Die Harburger Rundschau ist mit zwei Naturschützern durch das igs-Gelände gegangen: dem Landschaftsarchitekten und Umweltplaner Christian Starkloff, 36, aus Hamburg-Rahlstedt, der zwischen der igs und Umweltschutzverbänden vermittelt. Und dem einstigen Hamburger Vorsitzenden des Bundes für Umwelt und Naturschutz Deutschland (BUND), Harald Köpke, 62, aus Wilhelmsburg.

Der Blick von einer Brücke über die Rathauswettern zeigt, wohin die Reise geht auf der Internationalen Gartenschau: Rechts der Brücke konnten sich die Landschaftsplaner schon austoben. Sie haben Erlen vom Ufer entfernt, es sind "Sichtachsen" von einem zum anderen Ufer entstanden.

Links der Brücke das Ergebnis von 40 Jahren Wildwuchs: Dicht an dicht stehen die Bäume und werfen Schatten auf das Gewässer. "Wenn hier keiner was tut, dann gibt es hier noch mehr Wildnis", sagt BUND-Mann Köpke. "Das kann man wollen oder nicht wollen."

Der alte Zustand ist naturnäher, wilder, mit natürlichem Uferbewuchs. Am Ufer wachsen Brennnessel, Baldrian, Wasserpest, Blutweiderich, Girsch, Wolliges Weidenröschen, Sumpfvergissmeinnicht und die auf der Roten Liste stehende Schwertlilie sowie die Sumpfcalla. Auf der anderen Seite der Brücke wächst zwischen den wenigen Erlen fast nichts mehr.

"Ich frage mich, welche Form des Uferbewuchses die Paddler vorziehen", sagt Harald Köpke. "Ich denke, heute präferieren die Menschen die ursprüngliche Natur - zivilisierte Landschaft haben sie ja genug in ihrer Umgebung. Aber die Planer wollen keine 'grünen Wände', sondern Sichtachsen und Weitblick."

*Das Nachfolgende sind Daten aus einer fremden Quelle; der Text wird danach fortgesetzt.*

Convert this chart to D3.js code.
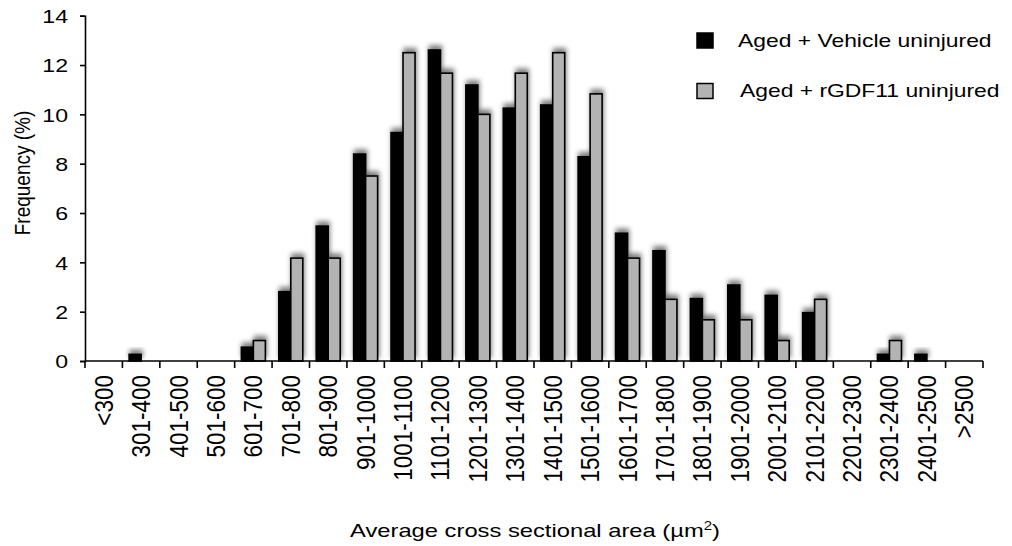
<!DOCTYPE html>
<html>
<head>
<meta charset="utf-8">
<script src="https://cdn.jsdelivr.net/npm/d3@7"></script>
<style>
  html, body { margin: 0; padding: 0; background: #fff; }
  text { font-family: "Liberation Sans", Arial, Helvetica, sans-serif; fill: #000; }
</style>
</head>
<body>
<svg id="chart" width="1012" height="546"></svg>
<script>
// Fibre size classes (µm²)
const categories = ["<300", "301-400", "401-500", "501-600", "601-700", "701-800",
  "801-900", "901-1000", "1001-1100", "1101-1200", "1201-1300", "1301-1400",
  "1401-1500", "1501-1600", "1601-1700", "1701-1800", "1801-1900", "1901-2000",
  "2001-2100", "2101-2200", "2201-2300", "2301-2400", "2401-2500", ">2500"];

// Frequency (%) per size class
const vehicle = [0, 0.27, 0, 0, 0.56, 2.81, 5.47, 8.39, 9.26, 12.61, 11.19, 10.25,
  10.38, 8.28, 5.18, 4.47, 2.53, 3.08, 2.66, 1.96, 0, 0.27, 0.27, 0];
const rgdf11 = [0, 0, 0, 0, 0.83, 4.17, 4.17, 7.5, 12.5, 11.67, 10.0, 11.67,
  12.5, 10.83, 4.17, 2.5, 1.67, 1.67, 0.83, 2.5, 0, 0.83, 0, 0];

const seriesNames = ["Aged + Vehicle uninjured", "Aged + rGDF11 uninjured"];
const yTicks = [0, 2, 4, 6, 8, 10, 12, 14];

const SX = 1.25; // horizontal stretch applied to all type
const svg = d3.select("#chart");
const margin = { left: 85, right: 1012 - 983, top: 15.7, bottom: 546 - 361 };
const W = 1012, H = 546;

const x = d3.scaleBand().domain(categories).range([margin.left, W - margin.right]).padding(0);
const sub = d3.scaleBand().domain([0, 1]).range([0, x.bandwidth()]).paddingInner(0).paddingOuter(0.56);
const y = d3.scaleLinear().domain([0, 14]).range([H - margin.bottom, margin.top]);

// soft shadow sitting just above each bar
const defs = svg.append("defs");
const f = defs.append("filter").attr("id", "shade")
  .attr("x", "-100%").attr("y", "-100%").attr("width", "300%").attr("height", "300%");
f.append("feGaussianBlur").attr("in", "SourceAlpha").attr("stdDeviation", 2.6).attr("result", "b");
f.append("feOffset").attr("in", "b").attr("dx", 0.5).attr("dy", -4.5).attr("result", "o");
f.append("feFlood").attr("flood-color", "#000").attr("flood-opacity", 0.5).attr("result", "c");
f.append("feComposite").attr("in", "c").attr("in2", "o").attr("operator", "in").attr("result", "s");
const m = f.append("feMerge");
m.append("feMergeNode").attr("in", "s");
m.append("feMergeNode").attr("in", "SourceGraphic");

// bars
const rows = categories.map((c, i) => ({ c, v: [vehicle[i], rgdf11[i]] }));
const fills = ["#000000", "#b3b3b3"];
const gBars = svg.append("g");
rows.forEach(r => {
  [0, 1].forEach(k => {
    const v = r.v[k];
    if (v <= 0) return;
    gBars.append("rect")
      .attr("x", x(r.c) + sub(k))
      .attr("y", y(v))
      .attr("width", sub.bandwidth())
      .attr("height", y(0) - y(v))
      .attr("fill", fills[k])
      .attr("stroke", "#000")
      .attr("stroke-width", 1.6)
      .attr("filter", "url(#shade)");
  });
});

// y axis
const yAxis = svg.append("g")
  .attr("transform", `translate(${margin.left},0)`)
  .call(d3.axisLeft(y).tickValues(yTicks).tickSize(5).tickFormat(d3.format("d")));
yAxis.select(".domain").attr("stroke", "#000").attr("stroke-width", 1.6);
yAxis.selectAll(".tick line").attr("stroke", "#000").attr("stroke-width", 1.6);
yAxis.selectAll(".tick text").remove();
yAxis.selectAll(".tick").append("text")
  .attr("transform", `translate(-17,0) scale(${SX},1)`)
  .attr("text-anchor", "end")
  .attr("dy", "0.36em")
  .style("font-size", "18.5px")
  .text(d => d);

// x axis with ticks on class boundaries
const xAxis = svg.append("g").attr("transform", `translate(0,${y(0)})`);
xAxis.append("line")
  .attr("x1", margin.left).attr("x2", W - margin.right)
  .attr("stroke", "#000").attr("stroke-width", 1.6);
const bounds = categories.map(c => x(c)).concat([x(categories[categories.length - 1]) + x.bandwidth()]);
xAxis.selectAll("line.tk").data(bounds).enter().append("line")
  .attr("class", "tk")
  .attr("x1", d => d).attr("x2", d => d)
  .attr("y1", 0).attr("y2", 7)
  .attr("stroke", "#000").attr("stroke-width", 1.6);
svg.append("g").selectAll("text").data(categories).enter().append("text")
  .attr("transform", d => `translate(${x(d) + x.bandwidth() / 2 + 9},375) scale(1.12,1) rotate(-90)`)
  .attr("text-anchor", "end")
  .style("font-size", "22.5px")
  .text(d => d);

// axis titles
svg.append("text")
  .attr("transform", `translate(30,173) scale(1.2,1) rotate(-90)`)
  .attr("text-anchor", "middle")
  .style("font-size", "19px")
  .text("Frequency (%)");

const xt = svg.append("text")
  .attr("transform", `translate(350,536.5) scale(${SX},1)`)
  .style("font-size", "19px");
xt.append("tspan").text("Average cross sectional area (µm");
xt.append("tspan").attr("dy", -7).style("font-size", "12px").text("2");
xt.append("tspan").attr("dy", 7).text(")");

// legend
const legend = svg.append("g");
const legY = [33, 83.5];
seriesNames.forEach((name, k) => {
  legend.append("rect")
    .attr("x", 697).attr("y", legY[k])
    .attr("width", 16).attr("height", 15)
    .attr("fill", fills[k]).attr("stroke", "#000").attr("stroke-width", 1.5);
  legend.append("text")
    .attr("transform", `translate(${k === 0 ? 738 : 740},${legY[k] + 13.5}) scale(${SX},1)`)
    .style("font-size", "18.3px")
    .text(name);
});
</script>
</body>
</html>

Die sehr laute Reichsstraße durchschneidet das Gelände

Unweit der sehr lauten Wilhelmsburger Reichsstraße - ohne ihre Schließung wäre die Gartenschau 2013 ein Treppenwitz der Geschichte! -, präsentieren die Planer einen schönen Graben. Der Graben soll fort, für künstliche "Wasserwelten". Hier wächst das Pfeilkraut, der Froschlöffel und die Wasserfeder - alles Rote-Liste-Arten. "Das dieser Graben zerstört werden soll, ist wirklich Wahnsinn", sagt Harald Köpke. "Er muss ohne Wenn und Aber in die 'Wasserwelten' integriert werden."

Köpkes "Herz ist betroffen: Hier hat sich Natur entwickelt, die soll jetzt zerstört werden. Ich wünsche mir eine andere Herangehensweise, die naturverträglicher ist".

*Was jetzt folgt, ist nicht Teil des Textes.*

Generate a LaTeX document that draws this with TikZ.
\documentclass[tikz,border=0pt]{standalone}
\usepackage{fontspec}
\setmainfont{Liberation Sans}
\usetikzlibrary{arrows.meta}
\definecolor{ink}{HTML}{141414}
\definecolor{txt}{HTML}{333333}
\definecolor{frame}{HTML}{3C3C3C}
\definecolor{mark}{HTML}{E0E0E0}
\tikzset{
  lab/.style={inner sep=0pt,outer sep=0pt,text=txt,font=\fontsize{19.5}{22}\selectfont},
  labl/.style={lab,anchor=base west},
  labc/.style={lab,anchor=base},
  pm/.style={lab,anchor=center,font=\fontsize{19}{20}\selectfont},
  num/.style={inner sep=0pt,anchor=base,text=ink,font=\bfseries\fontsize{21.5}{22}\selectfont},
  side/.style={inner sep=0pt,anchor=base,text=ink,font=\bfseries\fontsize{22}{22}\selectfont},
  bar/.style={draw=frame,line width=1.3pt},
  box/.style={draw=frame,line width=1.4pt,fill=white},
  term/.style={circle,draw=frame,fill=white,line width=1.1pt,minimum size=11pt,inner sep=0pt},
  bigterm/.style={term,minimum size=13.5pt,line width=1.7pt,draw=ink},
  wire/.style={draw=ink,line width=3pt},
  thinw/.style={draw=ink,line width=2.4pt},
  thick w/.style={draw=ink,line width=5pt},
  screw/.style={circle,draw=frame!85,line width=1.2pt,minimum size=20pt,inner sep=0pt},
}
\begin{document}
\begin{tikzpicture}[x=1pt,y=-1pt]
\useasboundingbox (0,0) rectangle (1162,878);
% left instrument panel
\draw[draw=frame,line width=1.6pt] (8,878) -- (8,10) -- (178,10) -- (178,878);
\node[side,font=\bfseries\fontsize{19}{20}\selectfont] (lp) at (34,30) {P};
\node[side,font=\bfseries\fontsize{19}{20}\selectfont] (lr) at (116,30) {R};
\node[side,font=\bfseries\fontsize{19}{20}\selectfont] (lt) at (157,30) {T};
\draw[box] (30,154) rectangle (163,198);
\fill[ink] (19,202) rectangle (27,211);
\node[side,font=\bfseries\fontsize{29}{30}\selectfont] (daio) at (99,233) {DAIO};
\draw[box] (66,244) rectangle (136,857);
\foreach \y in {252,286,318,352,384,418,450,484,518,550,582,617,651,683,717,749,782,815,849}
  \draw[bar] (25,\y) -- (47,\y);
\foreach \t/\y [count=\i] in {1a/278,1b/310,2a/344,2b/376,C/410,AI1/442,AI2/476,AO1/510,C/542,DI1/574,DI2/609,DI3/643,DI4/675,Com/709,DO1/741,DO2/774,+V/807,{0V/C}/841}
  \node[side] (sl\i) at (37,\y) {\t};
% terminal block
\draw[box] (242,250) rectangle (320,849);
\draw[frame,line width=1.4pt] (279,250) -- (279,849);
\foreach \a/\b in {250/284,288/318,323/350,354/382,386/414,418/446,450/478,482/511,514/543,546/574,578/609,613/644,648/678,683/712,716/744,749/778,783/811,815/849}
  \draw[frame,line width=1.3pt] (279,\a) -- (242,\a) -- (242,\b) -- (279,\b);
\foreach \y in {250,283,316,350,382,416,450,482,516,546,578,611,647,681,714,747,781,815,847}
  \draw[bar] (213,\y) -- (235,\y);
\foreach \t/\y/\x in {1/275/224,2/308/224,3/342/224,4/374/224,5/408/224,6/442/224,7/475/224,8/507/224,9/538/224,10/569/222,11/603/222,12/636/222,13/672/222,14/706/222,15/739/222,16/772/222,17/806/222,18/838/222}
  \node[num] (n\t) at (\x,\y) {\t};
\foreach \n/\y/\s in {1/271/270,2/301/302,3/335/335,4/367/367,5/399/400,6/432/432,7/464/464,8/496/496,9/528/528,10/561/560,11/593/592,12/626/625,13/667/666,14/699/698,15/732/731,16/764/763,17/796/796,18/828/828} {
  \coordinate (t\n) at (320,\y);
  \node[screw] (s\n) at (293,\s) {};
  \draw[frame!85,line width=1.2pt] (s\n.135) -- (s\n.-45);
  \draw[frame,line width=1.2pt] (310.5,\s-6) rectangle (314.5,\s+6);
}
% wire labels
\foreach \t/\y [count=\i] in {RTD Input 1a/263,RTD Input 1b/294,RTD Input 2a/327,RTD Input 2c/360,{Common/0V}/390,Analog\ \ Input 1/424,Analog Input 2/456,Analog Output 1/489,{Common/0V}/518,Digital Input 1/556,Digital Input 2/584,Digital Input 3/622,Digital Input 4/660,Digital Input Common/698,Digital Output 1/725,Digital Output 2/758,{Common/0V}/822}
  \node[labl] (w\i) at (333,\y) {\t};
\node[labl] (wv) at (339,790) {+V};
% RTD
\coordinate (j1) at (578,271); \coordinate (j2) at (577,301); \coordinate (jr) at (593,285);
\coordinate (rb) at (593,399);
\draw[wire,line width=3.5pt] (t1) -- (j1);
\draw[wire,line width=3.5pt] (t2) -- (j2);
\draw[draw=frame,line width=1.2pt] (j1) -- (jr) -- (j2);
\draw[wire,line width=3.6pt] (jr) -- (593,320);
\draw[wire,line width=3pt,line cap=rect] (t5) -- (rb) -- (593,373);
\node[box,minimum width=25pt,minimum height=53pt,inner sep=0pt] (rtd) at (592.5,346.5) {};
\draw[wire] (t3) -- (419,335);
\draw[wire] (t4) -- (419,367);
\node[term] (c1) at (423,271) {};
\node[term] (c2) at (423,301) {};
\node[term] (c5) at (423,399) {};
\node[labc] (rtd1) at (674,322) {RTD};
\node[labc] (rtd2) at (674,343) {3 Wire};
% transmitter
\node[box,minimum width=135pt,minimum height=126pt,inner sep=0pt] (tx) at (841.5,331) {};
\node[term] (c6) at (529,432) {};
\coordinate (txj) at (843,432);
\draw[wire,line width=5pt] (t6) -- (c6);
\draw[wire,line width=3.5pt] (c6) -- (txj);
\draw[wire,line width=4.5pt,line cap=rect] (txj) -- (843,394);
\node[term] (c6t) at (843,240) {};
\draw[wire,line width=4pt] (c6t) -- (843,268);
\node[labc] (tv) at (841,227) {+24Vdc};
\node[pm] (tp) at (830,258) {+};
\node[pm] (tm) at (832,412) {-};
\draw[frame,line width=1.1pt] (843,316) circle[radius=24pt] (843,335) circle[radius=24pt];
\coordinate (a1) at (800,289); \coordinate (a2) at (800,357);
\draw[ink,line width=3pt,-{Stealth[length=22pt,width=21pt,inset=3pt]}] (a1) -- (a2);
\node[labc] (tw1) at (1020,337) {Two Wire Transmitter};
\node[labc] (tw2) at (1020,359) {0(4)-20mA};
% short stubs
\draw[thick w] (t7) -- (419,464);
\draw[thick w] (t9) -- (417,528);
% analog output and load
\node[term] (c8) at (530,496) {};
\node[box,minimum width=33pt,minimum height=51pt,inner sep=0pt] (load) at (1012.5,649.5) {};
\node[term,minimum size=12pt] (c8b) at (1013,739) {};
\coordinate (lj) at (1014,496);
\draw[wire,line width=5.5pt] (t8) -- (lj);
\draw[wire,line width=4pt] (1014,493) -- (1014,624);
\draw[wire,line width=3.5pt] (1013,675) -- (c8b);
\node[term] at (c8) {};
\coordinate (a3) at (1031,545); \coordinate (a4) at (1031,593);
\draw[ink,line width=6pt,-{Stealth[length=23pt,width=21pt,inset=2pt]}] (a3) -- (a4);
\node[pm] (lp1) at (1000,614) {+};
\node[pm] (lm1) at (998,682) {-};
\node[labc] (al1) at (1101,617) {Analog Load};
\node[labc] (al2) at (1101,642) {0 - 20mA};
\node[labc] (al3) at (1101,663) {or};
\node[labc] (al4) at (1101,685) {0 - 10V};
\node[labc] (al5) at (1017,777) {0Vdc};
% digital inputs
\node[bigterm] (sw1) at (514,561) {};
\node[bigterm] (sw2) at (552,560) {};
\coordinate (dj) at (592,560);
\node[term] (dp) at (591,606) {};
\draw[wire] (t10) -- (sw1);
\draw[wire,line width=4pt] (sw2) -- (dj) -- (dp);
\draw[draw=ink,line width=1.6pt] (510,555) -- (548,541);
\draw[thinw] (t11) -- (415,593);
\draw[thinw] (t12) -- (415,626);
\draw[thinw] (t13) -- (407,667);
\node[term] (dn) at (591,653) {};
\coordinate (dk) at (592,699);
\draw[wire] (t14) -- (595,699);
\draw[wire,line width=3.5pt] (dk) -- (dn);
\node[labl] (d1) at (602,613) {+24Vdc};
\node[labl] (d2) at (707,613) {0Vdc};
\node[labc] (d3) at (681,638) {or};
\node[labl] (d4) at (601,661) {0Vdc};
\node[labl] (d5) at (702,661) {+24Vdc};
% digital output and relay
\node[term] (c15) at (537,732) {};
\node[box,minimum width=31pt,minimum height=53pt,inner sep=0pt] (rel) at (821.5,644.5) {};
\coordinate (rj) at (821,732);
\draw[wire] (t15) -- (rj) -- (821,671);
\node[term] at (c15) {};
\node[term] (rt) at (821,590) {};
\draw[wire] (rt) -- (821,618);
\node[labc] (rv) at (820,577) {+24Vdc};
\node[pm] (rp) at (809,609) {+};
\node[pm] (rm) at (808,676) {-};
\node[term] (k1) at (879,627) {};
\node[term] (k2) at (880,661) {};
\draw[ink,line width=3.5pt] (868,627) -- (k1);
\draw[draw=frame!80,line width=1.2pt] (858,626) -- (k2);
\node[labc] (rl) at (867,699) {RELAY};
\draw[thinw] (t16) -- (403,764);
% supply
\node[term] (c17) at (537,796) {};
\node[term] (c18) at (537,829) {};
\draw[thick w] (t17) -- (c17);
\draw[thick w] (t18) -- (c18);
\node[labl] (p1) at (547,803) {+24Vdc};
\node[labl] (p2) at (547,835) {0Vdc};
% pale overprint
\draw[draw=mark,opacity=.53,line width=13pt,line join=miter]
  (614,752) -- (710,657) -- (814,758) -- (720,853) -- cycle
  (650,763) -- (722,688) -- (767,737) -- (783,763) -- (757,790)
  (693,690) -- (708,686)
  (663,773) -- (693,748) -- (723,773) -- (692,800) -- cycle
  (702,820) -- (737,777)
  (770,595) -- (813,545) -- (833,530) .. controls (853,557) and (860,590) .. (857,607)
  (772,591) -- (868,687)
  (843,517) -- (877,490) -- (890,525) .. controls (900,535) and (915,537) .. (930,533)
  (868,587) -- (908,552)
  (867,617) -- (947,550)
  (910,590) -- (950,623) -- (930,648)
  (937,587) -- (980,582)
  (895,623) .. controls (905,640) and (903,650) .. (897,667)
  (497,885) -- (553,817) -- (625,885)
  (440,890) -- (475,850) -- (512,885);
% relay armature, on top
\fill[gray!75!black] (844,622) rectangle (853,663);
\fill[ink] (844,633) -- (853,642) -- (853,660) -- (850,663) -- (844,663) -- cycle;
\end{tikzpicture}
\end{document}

Über die Gartenschau-Brücke von 1973 geht es auf die andere Seite der Reichsstraße: Hier erstreckt sich ein langer Graben zwischen Schrebergärten auf beiden Seiten, hier soll der "Rosenboulevard" entstehen. Beide Naturschützer sind entsetzt: Mächtige Eichenbalken werden an einer Uferseite in den Boden gerammt. "Hier kommt kein Frosch mehr hoch", lautet Harald Köpkes Kommentar. "So legt man im Jahr 2010 kein Gewässer an. Es ist traurig, dass wir die igs dazu jagen müssen, naturverträglich vorzugehen. Es wäre viel spannender, mit der Natur zu planen und sie zu integrieren. Plattmachen und dann planen - das haben wir schon auf den Gartenschauen von Flensburg bis Stuttgart gehabt."

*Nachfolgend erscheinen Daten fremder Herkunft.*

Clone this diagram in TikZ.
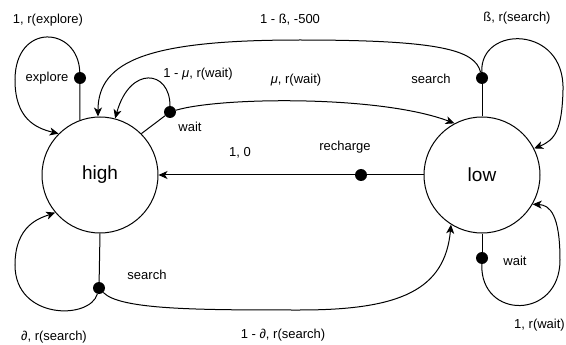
\documentclass[tikz,border=0pt]{standalone}
\usepackage{fontspec}
\setmainfont{Liberation Sans}
\usetikzlibrary{arrows.meta}
\begin{document}
\begin{tikzpicture}[x=1pt,y=-1pt,
  state/.style={circle,draw,line width=1pt,minimum size=116pt,inner sep=0pt,font=\fontsize{19}{21}\selectfont},
  dot/.style={circle,fill=black,minimum size=12pt,inner sep=0pt},
  lbl/.style={font=\fontsize{13}{15}\selectfont,inner sep=0pt},
  edge/.style={line width=1pt},
  arr/.style={line width=1pt,-{Stealth[length=9pt,width=8pt,inset=2.5pt]}}]
\useasboundingbox (0,0) rectangle (566,345);
\node[state] (high) at (100,175) {high};
\node[state] (low) at (482,175) {low};
\node[dot] (dexp) at (80,78) {};
\node[dot] (dwait) at (170,112) {};
\node[dot] (dsl) at (482,78) {};
\node[dot] (dwl) at (482,258) {};
\node[dot] (dsh) at (99,288) {};
\node[dot] (drech) at (361,175) {};
% explore
\draw[edge] (dexp) -- (high.110);
\draw[arr] (dexp) .. controls (78,26) and (15,22) .. (15,80) .. controls (15,118) and (35,128) .. (high.135);
% wait on high
\draw[edge] (high.45) -- (dwait);
\draw[arr] (dwait) .. controls (170,70) and (130,65) .. (high.75);
\draw[arr] (dwait) .. controls (220,97) and (380,95) .. (low.118);
% search on low
\draw[edge] (low.north) -- (dsl);
\draw[arr] (dsl) .. controls (475,50) and (440,40) .. (300,40) .. controls (150,40) and (98,60) .. (high.92);
\draw[arr] (dsl) .. controls (480,25) and (565,25) .. (563,90) .. controls (562,130) and (555,140) .. (low.27);
% wait on low
\draw[edge] (low.south) -- (dwl);
\draw[arr] (dwl) .. controls (480,320) and (560,320) .. (560,260) .. controls (560,215) and (550,205) .. (low.-30);
% recharge
\draw[edge] (low.west) -- (drech);
\draw[arr] (drech) -- (high.east);
% search on high
\draw[edge] (high.south) -- (dsh);
\draw[arr] (dsh) .. controls (90,320) and (15,320) .. (15,265) .. controls (15,225) and (40,218) .. (high.-140);
\draw[arr] (dsh) .. controls (120,310) and (200,310) .. (300,310) .. controls (400,310) and (445,290) .. (low.-122);
% labels
\node[lbl] (l1) at (48,20) {1, r(explore)};
\node[lbl] (l2) at (47,78) {explore};
\node[lbl] (l3) at (198,74) {1 - \textit{μ}, r(wait)};
\node[lbl] (l4) at (190,127) {wait};
\node[lbl] (l5) at (290,20) {1 - ß, -500};
\node[lbl] (l6) at (296,80) {\textit{μ}, r(wait)};
\node[lbl] (l7) at (431,79) {search};
\node[lbl] (l8) at (517,18) {ß, r(search)};
\node[lbl] (l9) at (240,153) {1, 0};
\node[lbl] (l10) at (345,147) {recharge};
\node[lbl] (l11) at (515,261) {wait};
\node[lbl,anchor=east] (l12) at (565,325) {1, r(wait)};
\node[lbl] (l13) at (147,275) {search};
\node[lbl] (l14) at (54,337) {∂, r(search)};
\node[lbl] (l15) at (283,335) {1 - ∂, r(search)};
\end{tikzpicture}
\end{document}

Das Kuckucksbrack unweit des "Rosenboulevards" soll bis 2013 Teil der Kanustrecke werden. Aber dafür müssten rund ein Drittel der gelben Teichrosen, die auf der "Roten Liste" stehen, entfernt werden. Doch vielleicht scheitert das Kanuprojekt ja an der fehlenden Verbindung zum Mahlbusen auf der anderen Reichsstraßen-Seite. Bislang fließt nur ein kleiner Durchlass unter der B 4/75 hindurch - hier kann kein Kanu passieren! "Für den Kanukurs müsste man die Straße anheben", sagen die beiden Naturschützer. Ihre Schlussfolgerung: "Wenn die Reichsstraße 2013 noch da ist, gibt es keinen Rundkurs."

Und wer rechne schon damit, dass die Reichsstraße bis 2013 weichen werde und in Richtung Osten auf den Bahndamm wandere? Überhaupt: der Kanukanal ist den Naturschützern ein Dorn im Auge, denn er soll einseitig mit Beton verschalt werden. Und um noch etwas machen sich die beiden Naturschützer Sorgen: Der Wasserstand in den Wettern sei zu niedrig. Harald Köpke: "Damit ist auch der Sumpfwald an der Ausfahrt Wilhelmsburg-Mitte bedroht."